Details of his wartime role only became public in 1981, when the magazine Le Canard enchaîné published documents uncovered by the historian Michel Bergès. Papon was charged with crimes against humanity in 1983, but it was 1997 before he finally stood trial, to be convicted in April 1998.

Selective Memory

Papon’s career as a state functionary highlighted a disparity between France’s reckoning with its collaborationist past and its amnesia about the colonial record. Some historians have argued that his trial marked a turning point, shifting attention away from remembrance of Vichy toward remembrance of Algeria. However, there has been no symbolic milestone for colonial memory to compare with Chirac’s apology for the crimes of Vichy.

Instead, the radicalization of the mainstream right in the twenty-first century has tended to cement a bullish refusal to come to terms with the crimes of empire. In 2005, there was even a clumsy attempt to insist that school students be taught about the positive aspects of French colonialism.

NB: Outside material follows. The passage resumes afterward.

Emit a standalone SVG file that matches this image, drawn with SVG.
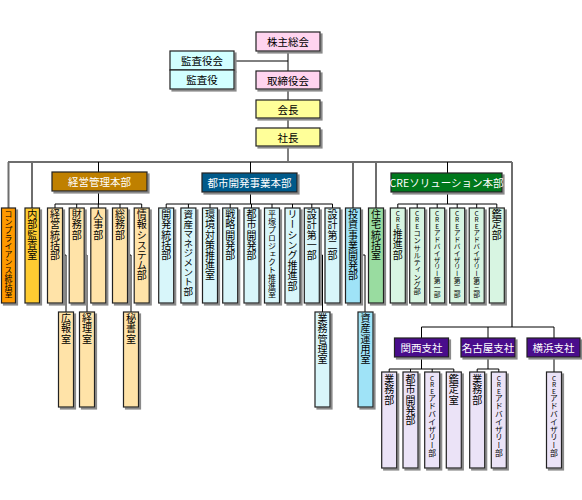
<svg xmlns="http://www.w3.org/2000/svg" width="582" height="500" viewBox="0 0 582 500">
<style>
text{font-family:"Noto Sans CJK JP","Noto Sans",sans-serif;fill:#000}
.b{stroke:#222;stroke-width:1.2}
.sh{filter:url(#ds)}
.h{font-size:10.5px;text-anchor:middle;dominant-baseline:central}
.w{fill:#fff}
.v{font-size:10px;writing-mode:vertical-rl;text-orientation:upright;text-anchor:start;letter-spacing:0.2px}
.s96{font-size:9.6px;letter-spacing:0}
.s8{font-size:8px;letter-spacing:0}
.s78{font-size:7.8px;letter-spacing:0}
.s73{font-size:7.3px;letter-spacing:0}
.s68{font-size:6.8px;letter-spacing:0}
.lat{font-size:6.5px;letter-spacing:0}
.pink{fill:#ffd4ef}.cyan{fill:#d2ffff}.yel{fill:#ffff99}
.gold{fill:#bf8000}.blue{fill:#005a8a}.grn{fill:#00781f}.pur{fill:#4a0e8c}
.org{fill:#ff9900}.yo{fill:#ffcc33}.tan{fill:#ffe3a8}.lc{fill:#d8f6fa}.cy2{fill:#9fe3f7}
.lg{fill:#99dca0}.lg2{fill:#d8f5e2}.lav{fill:#ebe3f7}
.c{stroke:#000;stroke-width:1;fill:none}
.g{stroke:#6e6e6e;stroke-width:2;fill:none}
</style>
<defs>
<filter id="ds" x="-20%" y="-20%" width="160%" height="160%">
<feDropShadow dx="2" dy="2" stdDeviation="0.5" flood-color="#8a8a8a" flood-opacity="1"/>
</filter>
</defs>
<rect width="582" height="500" fill="#fff"/>
<g id="connectors">
<path class="c" d="M288 51V162M234 61H288"/>
<path class="g" d="M8 162H512M8.5 162V208M32 162V208M353 162V208M376 162V208M512 162V327"/>
<path class="c" d="M98.5 162V172M250.5 162V173M447.5 162V173"/>
<path class="c" d="M98.5 191V204M55 204H141.7M55 204V208M76.7 204V208M98.3 204V208M120 204V208M141.7 204V208"/>
<path class="c" d="M62.5 255H66V312M84.5 255H87V312M128 255H131V312"/>
<path class="c" d="M250.5 192V204M166.2 204H332.5M166.2 204V208M188.4 204V208M210 204V208M230.2 204V208M251.5 204V208M272 204V208M292.5 204V208M311.8 204V208M332.5 204V208"/>
<path class="c" d="M319.5 255H322.5V312M361 255H365V312"/>
<path class="c" d="M447.5 192V204M397.8 204H496.8M397.8 204V208M417.2 204V208M437.2 204V208M457.2 204V208M476.7 204V208M496.8 204V208"/>
<path class="c" d="M421.5 327H554M421.5 327V338M488 327V338M554 327V338"/>
<path class="c" d="M421.5 357V369M389.2 369H453.8M389.2 369V372M410.5 369V372M432.2 369V372M453.8 369V372"/>
<path class="c" d="M488 357V369M477.2 369H498.8M477.2 369V372M498.8 369V372M554 357V372"/>
</g>

<g id="n-kabunushi"><rect class="b sh pink" x="256" y="32" width="64" height="19"/><text class="h" x="288" y="41.5">株主総会</text></g>
<g id="n-kansayakukai"><rect class="b sh cyan" x="170" y="51" width="64" height="19"/><text class="h" x="202" y="60.5">監査役会</text></g>
<g id="n-kansayaku"><rect class="b sh cyan" x="170" y="70" width="64" height="19"/><text class="h" x="202" y="79.5">監査役</text></g>
<g id="n-torishimariyakukai"><rect class="b sh pink" x="256" y="71" width="64" height="18"/><text class="h" x="288" y="80">取締役会</text></g>
<g id="n-kaicho"><rect class="b sh yel" x="256" y="100" width="64" height="18"/><text class="h" x="288" y="109">会長</text></g>
<g id="n-shacho"><rect class="b sh yel" x="256" y="128" width="64" height="18"/><text class="h" x="288" y="137">社長</text></g>

<g id="n-keiei-honbu"><rect class="b sh gold" x="52" y="172" width="95" height="19"/><text class="h w" x="99.5" y="181.5">経営管理本部</text></g>
<g id="n-toshi-honbu"><rect class="b sh blue" x="202" y="173" width="95" height="19"/><text class="h w" x="249.5" y="182.5">都市開発事業本部</text></g>
<g id="n-cre-honbu"><rect class="b sh grn" x="391" y="173" width="111" height="19"/><text class="h w" x="446.5" y="182.5">CREソリューション本部</text></g>

<g id="n-compliance"><rect class="b sh org" x="1.5" y="208" width="14" height="95"/><text class="v s8" x="8.5" y="210">コンプライアンス統括室</text></g>
<g id="n-naibu"><rect class="b sh yo" x="25" y="208" width="14.5" height="95"/><text class="v" x="32.2" y="209.5">内部監査室</text></g>

<g id="n-keieitokatsu"><rect class="b sh tan" x="47.5" y="208" width="15" height="95"/><text class="v" x="55" y="209.5">経営統括部</text></g>
<g id="n-zaimu"><rect class="b sh tan" x="69.2" y="208" width="15" height="95"/><text class="v" x="76.7" y="209.5">財務部</text></g>
<g id="n-jinji"><rect class="b sh tan" x="90.8" y="208" width="15" height="95"/><text class="v" x="98.3" y="209.5">人事部</text></g>
<g id="n-somu"><rect class="b sh tan" x="112.5" y="208" width="15" height="95"/><text class="v" x="120" y="209.5">総務部</text></g>
<g id="n-joho"><rect class="b sh tan" x="134.2" y="208" width="15" height="95"/><text class="v" x="141.7" y="209.5">情報システム部</text></g>
<g id="n-koho"><rect class="b sh tan" x="58.5" y="312" width="15" height="95"/><text class="v" x="66" y="313.5">広報室</text></g>
<g id="n-keiri"><rect class="b sh tan" x="79.5" y="312" width="15" height="95"/><text class="v" x="87" y="313.5">経理室</text></g>
<g id="n-hisho"><rect class="b sh tan" x="123.5" y="312" width="15" height="95"/><text class="v" x="131" y="313.5">秘書室</text></g>

<g id="n-kaihatsutokatsu"><rect class="b sh lc" x="158.7" y="208" width="15" height="95"/><text class="v" x="166.2" y="209.5">開発統括部</text></g>
<g id="n-shisan"><rect class="b sh lc" x="180.9" y="208" width="15" height="95"/><text class="v s96" x="188.4" y="209.5">資産マネジメント部</text></g>
<g id="n-kankyo"><rect class="b sh lc" x="202.5" y="208" width="15" height="95"/><text class="v" x="210" y="209.5">環境対策推進室</text></g>
<g id="n-senryaku"><rect class="b sh lc" x="222.7" y="208" width="15" height="95"/><text class="v" x="230.2" y="209.5">戦略開発部</text></g>
<g id="n-toshikaihatsu"><rect class="b sh lc" x="244" y="208" width="15" height="95"/><text class="v" x="251.5" y="209.5">都市開発部</text></g>
<g id="n-hiratsuka"><rect class="b sh lc" x="264.5" y="208" width="15" height="95"/><text class="v s8" x="272" y="210">平塚プロジェクト推進室</text></g>
<g id="n-leasing"><rect class="b sh lc" x="285" y="208" width="15" height="95"/><text class="v" x="292.5" y="209.5">リーシング推進部</text></g>
<g id="n-sekkei1"><rect class="b sh lc" x="304.3" y="208" width="15" height="95"/><text class="v" x="311.8" y="209.5">設計第一部</text></g>
<g id="n-sekkei2"><rect class="b sh lc" x="325" y="208" width="15" height="95"/><text class="v" x="332.5" y="209.5">設計第二部</text></g>
<g id="n-gyomukanri"><rect class="b sh lc" x="315" y="312" width="15" height="95"/><text class="v" x="322.5" y="313.5">業務管理室</text></g>

<g id="n-toshijigyo"><rect class="b sh cy2" x="345.5" y="208" width="15" height="95"/><text class="v" x="353" y="209.5">投資事業開発部</text></g>
<g id="n-shisanunyo"><rect class="b sh cy2" x="358" y="312" width="15" height="95"/><text class="v" x="365.5" y="313.5">資産運用室</text></g>
<g id="n-jutaku"><rect class="b sh lg" x="368.5" y="208" width="15" height="95"/><text class="v" x="376" y="209.5">住宅統括室</text></g>

<g id="n-cre-suishin"><rect class="b sh lg2" x="390.3" y="208" width="15" height="95"/><text class="v" x="397.8" y="210"><tspan class="lat">CRE</tspan>推進部</text></g>
<g id="n-cre-consul"><rect class="b sh lg2" x="409.7" y="208" width="15" height="95"/><text class="v s73" x="417.2" y="210"><tspan class="lat">CRE</tspan>コンサルティング部</text></g>
<g id="n-cre-adv1"><rect class="b sh lg2" x="429.7" y="208" width="15" height="95"/><text class="v s68" x="437.2" y="210"><tspan class="lat">CRE</tspan>アドバイザリー第一部</text></g>
<g id="n-cre-adv2"><rect class="b sh lg2" x="449.7" y="208" width="15" height="95"/><text class="v s68" x="457.2" y="210"><tspan class="lat">CRE</tspan>アドバイザリー第二部</text></g>
<g id="n-cre-adv3"><rect class="b sh lg2" x="469.2" y="208" width="15" height="95"/><text class="v s68" x="476.7" y="210"><tspan class="lat">CRE</tspan>アドバイザリー第三部</text></g>
<g id="n-kantei"><rect class="b sh lg2" x="489.3" y="208" width="15" height="95"/><text class="v" x="496.8" y="209.5">鑑定部</text></g>

<g id="n-kansai"><rect class="b sh pur" x="394.5" y="338" width="54" height="19"/><text class="h w" x="421.5" y="347.5">関西支社</text></g>
<g id="n-nagoya"><rect class="b sh pur" x="461" y="338" width="54" height="19"/><text class="h w" x="488" y="347.5">名古屋支社</text></g>
<g id="n-yokohama"><rect class="b sh pur" x="527" y="338" width="53" height="19"/><text class="h w" x="553.5" y="347.5">横浜支社</text></g>

<g id="n-kansai-gyomu"><rect class="b sh lav" x="381.7" y="372" width="15" height="96"/><text class="v" x="389.2" y="374.5">業務部</text></g>
<g id="n-kansai-toshi"><rect class="b sh lav" x="403" y="372" width="15" height="96"/><text class="v" x="410.5" y="374.5">都市開発部</text></g>
<g id="n-kansai-cre"><rect class="b sh lav" x="424.7" y="372" width="15" height="96"/><text class="v s78" x="432.2" y="375"><tspan class="lat">CRE</tspan>アドバイザリー部</text></g>
<g id="n-kansai-kantei"><rect class="b sh lav" x="446.3" y="372" width="15" height="96"/><text class="v" x="453.8" y="374.5">鑑定室</text></g>
<g id="n-nagoya-gyomu"><rect class="b sh lav" x="469.7" y="372" width="15" height="96"/><text class="v" x="477.2" y="374.5">業務部</text></g>
<g id="n-nagoya-cre"><rect class="b sh lav" x="491.3" y="372" width="15" height="96"/><text class="v s78" x="498.8" y="375"><tspan class="lat">CRE</tspan>アドバイザリー部</text></g>
<g id="n-yokohama-cre"><rect class="b sh lav" x="546.5" y="372" width="15" height="96"/><text class="v s78" x="554" y="375"><tspan class="lat">CRE</tspan>アドバイザリー部</text></g>
</svg>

More recently, when Black Lives Matter protests erupted in June 2020, and activists in France expressed their anger at statues commemorating figures associated with slavery and colonialism, President Emmanuel Macron’s advisers cautioned against the imposition of a “binary” vision of history, warning that an “imported, intersectional” conception of memory was incompatible with a “Republican memory” shared by all.

Macron himself spoke of the danger that “communitarianism” would lead anti-racism into a hateful, false rewriting of the past: “The Republic,” he declared, in terms that recalled Mitterrand’s aversion to any apology for Vichy, “will not erase any trace or any name from its history. The Republic will topple no statues.” Although Macron is the first president to have publicly acknowledged systematic state torture by France during the Algerian War, he has described his position concerning the French role in Algeria and its other colonies as one of “neither denial nor repentance.”

It wasn’t until 2013 that the last street sign bearing Philippe Pétain’s name was removed. Those who seek a genuine reckoning for French colonialism are likely to need their own May 1968 to achieve it.